Re: Why do most algorithms use sequencefile as input and output?

Posted by Lee S <sl...@gmail.com>.
eg. kmeans input:
1,2,3,4  //text file
kmeans output:
point1, point2,point3(text file of center points)


I just thought of one reason. The input data should be storaged in
vector(dense or sparse) format ,so a conversion step
needs to be doned before algorithms deal with data. Is that right?

2014-11-04 23:56 GMT+08:00 Ted Dunning <te...@gmail.com>:

> What should the input be?
>
>
>
> On Tue, Nov 4, 2014 at 12:28 AM, Lee S <sl...@gmail.com> wrote:
>
> > Hi all:
> >   I'm wondering why the input and output of most algorithm like
> > kmeans,naivebayes are all sequencefiles. One more step of conversion need
> > to be done if we want the algorithm works.And
> > I think the step is time consuming. Because it's also a mapreduce job.
> >   For the reason to deal with small files and compress to save disk
> space?
> >
>

Re: Why do most algorithms use sequencefile as input and output?

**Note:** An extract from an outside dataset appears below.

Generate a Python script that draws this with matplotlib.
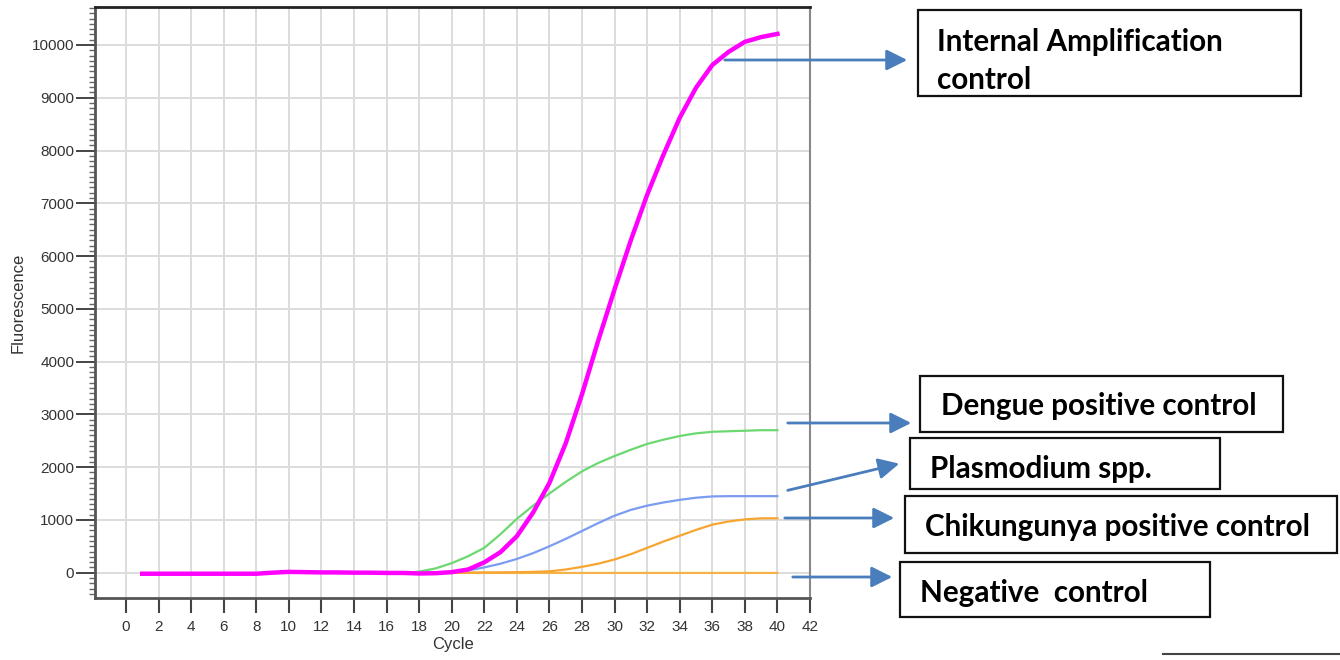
import matplotlib
matplotlib.use('Agg')
import matplotlib.pyplot as plt
from matplotlib.patches import Rectangle, FancyArrowPatch
from matplotlib.lines import Line2D
from matplotlib.ticker import MultipleLocator

W, H = 1340, 660

cycles = list(range(1, 41))
baseline = [-20, -20, -20, -20, -20, -20, -20, -20, 0, 15, 10, 5, 5, 0, 0, -5, -5]

iac = baseline + [-15, -10, 10, 60, 195, 390, 690, 1140, 1700, 2450, 3380, 4400, 5370,
                  6300, 7160, 7920, 8620, 9190, 9620, 9870, 10060, 10150, 10210]
dengue = baseline + [20, 80, 180, 310, 470, 730, 1020, 1270, 1500, 1720, 1920, 2080, 2210,
                     2330, 2440, 2520, 2590, 2640, 2670, 2680, 2690, 2700, 2700]
plasmodium = baseline + [-5, -5, 5, 40, 100, 170, 260, 370, 500, 640, 790, 940, 1080,
                         1190, 1270, 1330, 1380, 1420, 1445, 1450, 1450, 1450, 1450]
chik = baseline + [-5, -5, 0, 0, 5, 5, 10, 15, 25, 60, 110, 170, 250,
                   350, 470, 590, 700, 810, 910, 970, 1010, 1030, 1030]
negative = baseline + [-5] * 23

x_ticks = list(range(0, 43, 2))
y_ticks = list(range(0, 10001, 1000))

labels = ['Internal Amplification\ncontrol', 'Dengue positive control', 'Plasmodium spp.',
          'Chikungunya positive control', 'Negative  control']


def px(x, y):
    return x / W, 1 - y / H


fig = plt.figure(figsize=(13.4, 6.6), dpi=100)
ax = fig.add_axes([95 / W, 1 - 598 / H, 715 / W, 591 / H])

ax.plot(cycles, negative, color='#f5b24a', lw=1.6, zorder=3)
ax.plot(cycles, chik, color='#f7a531', lw=1.6, zorder=3)
ax.plot(cycles, plasmodium, color='#7b9cf0', lw=1.6, zorder=3)
ax.plot(cycles, dengue, color='#6cd870', lw=1.6, zorder=3)
ax.plot(cycles, iac, color='#ff00ff', lw=3.2, zorder=4)

ax.set_xlim(-1.9, 42)
ax.set_ylim(-480, 10720)
ax.set_xticks(x_ticks)
ax.set_yticks(y_ticks)
ax.yaxis.set_minor_locator(MultipleLocator(100))
ax.grid(True, color='#dcdcdc', lw=1.4, zorder=0)
ax.tick_params(axis='x', direction='out', length=11, width=1.5, pad=5, color='#444',
               labelsize=11, labelcolor='#333')
ax.tick_params(axis='y', which='major', direction='out', length=14, width=1.4, pad=1,
               color='#444', labelsize=11, labelcolor='#333')
ax.tick_params(axis='y', which='minor', direction='out', length=4, width=1.0, color='#666')
for s in ['left', 'bottom']:
    ax.spines[s].set_color('#555')
    ax.spines[s].set_linewidth(2)
ax.spines['top'].set_color('#222')
ax.spines['top'].set_linewidth(2)
ax.spines['right'].set_color('#888')
ax.spines['right'].set_linewidth(1.5)
ax.set_xlabel('Cycle', fontsize=12, color='#333', labelpad=2)
ax.set_ylabel('Fluorescence', fontsize=12, color='#333', labelpad=4)
for t in ax.get_xticklabels() + ax.get_yticklabels():
    t.set_family('Liberation Sans')
ax.xaxis.label.set_family('Liberation Sans')
ax.yaxis.label.set_family('Liberation Sans')

# annotation boxes (pixel coords of the picture)
boxes = [(918, 10, 1301, 96), (920, 376, 1283, 432), (910, 438, 1220, 489),
         (905, 496, 1337, 553), (900, 562, 1210, 617)]
text_pos = [(937, 61), (941, 406), (930, 469), (925, 527), (920, 593)]
arrows = [((722, 60), (910, 60)), ((785, 423), (914, 423)), ((785, 491), (902, 463)),
          ((782, 518), (897, 518)), ((790, 577), (895, 577))]

for (x0, y0, x1, y1), (tx, ty), lab, (a, b) in zip(boxes, text_pos, labels, arrows):
    fx, fy = px(x0, y1)
    fig.add_artist(Rectangle((fx, fy), (x1 - x0) / W, (y1 - y0) / H, transform=fig.transFigure,
                             fill=False, ec='#111', lw=1.6))
    fig.text(*px(tx, ty), lab, fontsize=21.3, fontweight='bold', family='Lato', va='center',
             ha='left', linespacing=1.45, color='black')
    fig.add_artist(FancyArrowPatch(px(*a), px(*b), transform=fig.transFigure,
                                   arrowstyle='-|>,head_length=0.9,head_width=0.45',
                                   mutation_scale=14, color='#4a7dbb', lw=2))

# fragment of a neighbouring figure at the bottom edge
fig.add_artist(Line2D([1163 / W, 1], [1 - 654 / H, 1 - 654 / H], transform=fig.transFigure,
                      color='#444', lw=1.5))

fig.savefig('out.png', dpi=100)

Posted by Ted Dunning <te...@gmail.com>.
What should the input be?



On Tue, Nov 4, 2014 at 12:28 AM, Lee S <sl...@gmail.com> wrote:

> Hi all:
>   I'm wondering why the input and output of most algorithm like
> kmeans,naivebayes are all sequencefiles. One more step of conversion need
> to be done if we want the algorithm works.And
> I think the step is time consuming. Because it's also a mapreduce job.
>   For the reason to deal with small files and compress to save disk space?
>